Yes, this is a definitive on my personal Must-See-List. Although „See“ is the wrong expression. If I am ever to put up a list of 1000 Places to see before you die (or even a hundred), this is on it.
We drove up from Vegas and through the Virgin River Gorge, through the wide expanse of Kaibab National Forest.
Usually, a stop at Zion would have been the first choice, it was literally just around the corner, but since we were travelling off-season, and the possibility of snow was already on the horizon, we made sure we covered the North Rim first. Most publications will tell you the North Rim will be closed around October 15, and the nearby accommodation does the same, simply because the almost 40 mile long road down to the National Park will be closed when the snow has arrived. And quite understandably so.
The visitor center is at 2576 meters altitude, a good 300 meters higher than the South Rim. We enjoyed the drive, but when entering the park, the elderly and very friendly ranger advised us to drive carefully, a bad accident had happened. Somewhere along the road we could see he was right – a white sedan was wrapped around two trees, and it didn’t look good for the passengers. They must have been speeding down the narrow road… what a terrible way to end a vacation.
We took our time, enjoying the many varying faces of the area, from burnt forests to wide clearings, gold-glittering aspen leaves, cattle and deer, and arrived at the national park around 2 pm. It was a good time, the fresh air was warmed by the October sun, and after having filled our water bottles at the refill station, we walked down to the Bright Angel viewpoint.
The trail is wheelchair-accessible, but still very steep, and the air is thin – be prepared to be exhausted. The short hike offers a few breathtaking views of the Grand Canyon. The parking area around the lodge was maybe half full, so the paths around the lodge and Bright Angel Point were not crowded. Still you had to take turns taking pics at some of the more prominent viewpoints – but as stated before, taking pictures felt somewhat futile. Instead, we watched a condor circling in the upwinds across the canyon, and tried to bathe in the sensation of just being here.
At the lodge, Rangers were giving lectures – every 90 minutes or so, on various topics, from geology to the reintroduction of the condor; these are for free and really interesting. The lodge itself is located in a prime spot where you can pick a reclining chair and enjoy the gorgeous view without as much as scrambling over a stony trail – but to be honest, that’s part of the experience, of really being there, not just enjoying the view.
There are a few short trails right at the visitor center, perfect for the day trip; and some very tough ones down the canyon, which may well take several days.
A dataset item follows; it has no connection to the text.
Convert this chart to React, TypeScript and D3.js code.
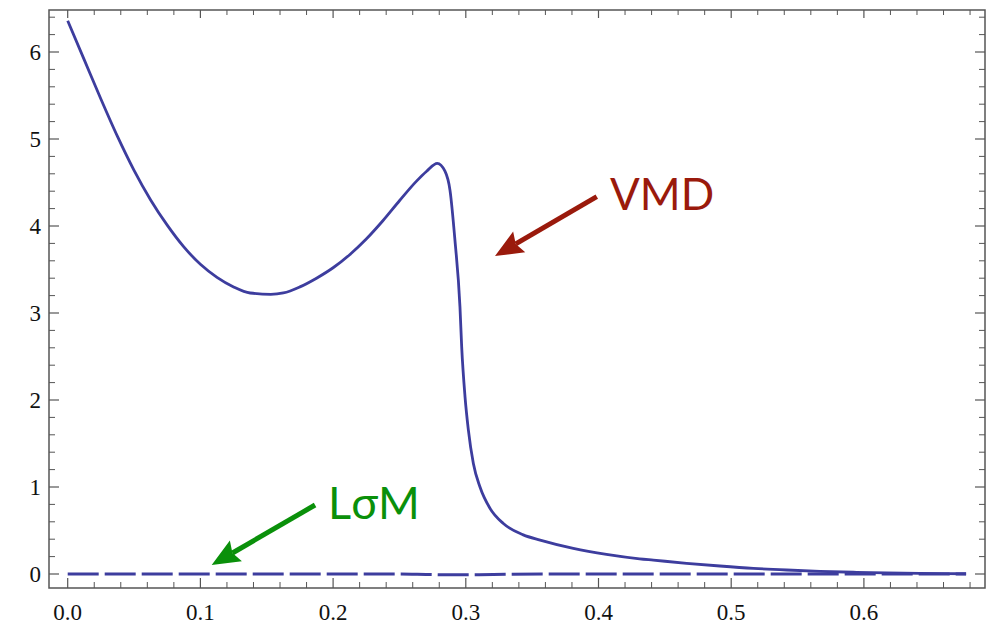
import React from "react";
import * as d3 from "d3";

const vmdX = [0, 0.0125, 0.025, 0.0375, 0.05, 0.0625, 0.075, 0.0875, 0.1, 0.1125, 0.125, 0.1375, 0.153, 0.1625, 0.175, 0.1875, 0.2, 0.2125, 0.225, 0.2375, 0.25, 0.2625, 0.2705, 0.2785, 0.2843, 0.2881, 0.2918, 0.2956, 0.2969, 0.2994, 0.3019, 0.3057, 0.3107, 0.3182, 0.3283, 0.3433, 0.356, 0.381, 0.406, 0.431, 0.4413, 0.4664, 0.4915, 0.5167, 0.5418, 0.567, 0.592, 0.617, 0.642, 0.677];
const vmdY = [6.36, 5.91, 5.46, 5.03, 4.64, 4.3, 4.01, 3.76, 3.56, 3.41, 3.3, 3.23, 3.215, 3.23, 3.3, 3.4, 3.52, 3.67, 3.85, 4.06, 4.29, 4.51, 4.63, 4.72, 4.63, 4.41, 3.84, 3.07, 2.61, 2.04, 1.66, 1.27, 1.0, 0.755, 0.58, 0.45, 0.39, 0.295, 0.226, 0.175, 0.16, 0.123, 0.092, 0.065, 0.046, 0.031, 0.02, 0.012, 0.008, 0.003];

const lomX = [0, 0.1, 0.2, 0.25, 0.27, 0.29, 0.31, 0.33, 0.36, 0.4, 0.5, 0.6, 0.677];
const lomY = [0, 0, 0, 0, -0.005, -0.01, -0.008, -0.003, 0, 0, 0, 0, 0];

const xTicks = [0, 0.1, 0.2, 0.3, 0.4, 0.5, 0.6];
const xTickLabels = ["0.0", "0.1", "0.2", "0.3", "0.4", "0.5", "0.6"];
const yTicks = [0, 1, 2, 3, 4, 5, 6];
const yTickLabels = ["0", "1", "2", "3", "4", "5", "6"];

const annotations = [
  { label: "VMD", color: "#9a1a0c", tail: [0.3987, 4.337], tip: [0.322, 3.655], text: [0.4087, 4.184], size: 44 },
  { label: "L\u03c3M", color: "#0a900a", tail: [0.1864, 0.793], tip: [0.1085, 0.103], text: [0.1962, 0.629], size: 45 },
];

const W = 999, H = 624;
const left = 49, right = 985, top = 10, bottom = 588;

export default function App() {
  const x = d3.scaleLinear().domain([0, 0.1]).range([67.7, 200.4]);
  const y = d3.scaleLinear().domain([0, 6]).range([574, 52]);

  const minorX = d3.range(0, 0.69, 0.02).filter((v) => Math.abs(v * 10 - Math.round(v * 10)) > 1e-6);
  const minorY = d3.range(-0.2, 6.5, 0.2).filter((v) => Math.abs(v - Math.round(v)) > 1e-6 && y(v) > top && y(v) < bottom);

  const line = d3.line<number>().x((_, i) => x(vmdX[i])).y((d) => y(d)).curve(d3.curveMonotoneX);
  const line2 = d3.line<number>().x((_, i) => x(lomX[i])).y((d) => y(d)).curve(d3.curveMonotoneX);

  const axisColor = "#555";
  const curveColor = "#3d3d9e";
  const serifStyle = { fontFamily: '"Liberation Serif", "DejaVu Serif", "Times New Roman", Times, serif' };

  return (
    <svg width={W} height={H} style={{ position: "absolute", left: 0, top: 0, background: "#fff" }}>
      <rect x={left} y={top} width={right - left} height={bottom - top} fill="none" stroke={axisColor} strokeWidth={1.5} />
      {xTicks.map((t) => (
        <g key={"xt" + t}>
          <line x1={x(t)} x2={x(t)} y1={bottom} y2={bottom - 10} stroke={axisColor} strokeWidth={1.2} />
          <line x1={x(t)} x2={x(t)} y1={top} y2={top + 8} stroke={axisColor} strokeWidth={1.2} />
        </g>
      ))}
      {minorX.map((t) => (
        <g key={"xm" + t}>
          <line x1={x(t)} x2={x(t)} y1={bottom} y2={bottom - 6} stroke={axisColor} strokeWidth={1} />
          <line x1={x(t)} x2={x(t)} y1={top} y2={top + 5} stroke={axisColor} strokeWidth={1} />
        </g>
      ))}
      {yTicks.map((t) => (
        <g key={"yt" + t}>
          <line x1={left} x2={left + 10} y1={y(t)} y2={y(t)} stroke={axisColor} strokeWidth={1.2} />
          <line x1={right} x2={right - 10} y1={y(t)} y2={y(t)} stroke={axisColor} strokeWidth={1.2} />
        </g>
      ))}
      {minorY.map((t) => (
        <g key={"ym" + t}>
          <line x1={left} x2={left + 6} y1={y(t)} y2={y(t)} stroke={axisColor} strokeWidth={1} />
          <line x1={right} x2={right - 6} y1={y(t)} y2={y(t)} stroke={axisColor} strokeWidth={1} />
        </g>
      ))}
      {xTicks.map((t, i) => (
        <text key={"xl" + t} x={x(t)} y={620} textAnchor="middle" style={serifStyle} fontSize={23} fill="#111">
          {xTickLabels[i]}
        </text>
      ))}
      {yTicks.map((t, i) => (
        <text key={"yl" + t} x={41} y={y(t) + 8} textAnchor="end" style={serifStyle} fontSize={23} fill="#111">
          {yTickLabels[i]}
        </text>
      ))}
      <path d={line2(lomY) || ""} fill="none" stroke={curveColor} strokeWidth={3} strokeDasharray="31 6" />
      <path d={line(vmdY) || ""} fill="none" stroke={curveColor} strokeWidth={2.8} strokeLinejoin="round" />
      {annotations.map((a) => {
        const tx = x(a.tip[0]), ty = y(a.tip[1]);
        const sx = x(a.tail[0]), sy = y(a.tail[1]);
        const ang = Math.atan2(ty - sy, tx - sx);
        const hl = 28, hw = 12;
        const bx = tx - hl * Math.cos(ang), by = ty - hl * Math.sin(ang);
        const px = -Math.sin(ang), py = Math.cos(ang);
        const lx = tx - (hl - 4) * Math.cos(ang), ly = ty - (hl - 4) * Math.sin(ang);
        return (
          <g key={a.label}>
            <line x1={sx} y1={sy} x2={lx} y2={ly} stroke={a.color} strokeWidth={5} />
            <polygon
              points={`${tx},${ty} ${bx + hw * px},${by + hw * py} ${bx + 4 * Math.cos(ang)},${by + 4 * Math.sin(ang)} ${bx - hw * px},${by - hw * py}`}
              fill={a.color}
            />
            <text x={x(a.text[0])} y={y(a.text[1])} fill={a.color} fontFamily="Lato, 'Open Sans', sans-serif" fontSize={a.size}>
              {a.label}
            </text>
          </g>
        );
      })}
    </svg>
  );
}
The national park rules apply – for longer trips you need a permit, to make sure someone is aware where you are – and to conserve the nature by keeping out too many people.
In the late afternoon, after having enjoyed several of the view points, and a picnic with carrots and hummus we had brought from Vegas, we made our way back to our choice of lodging – the Jacob Lake Inn, at the intersection of US 89A and AZ 67, 44 miles up the road from the North Rim, a pretty convenient spot with a few log cabins and a campground. We didn’t bother taking a shower at our log cabin though – the shower was freezingly cold – but slipped under the blankets for a very, ahem, refreshing night.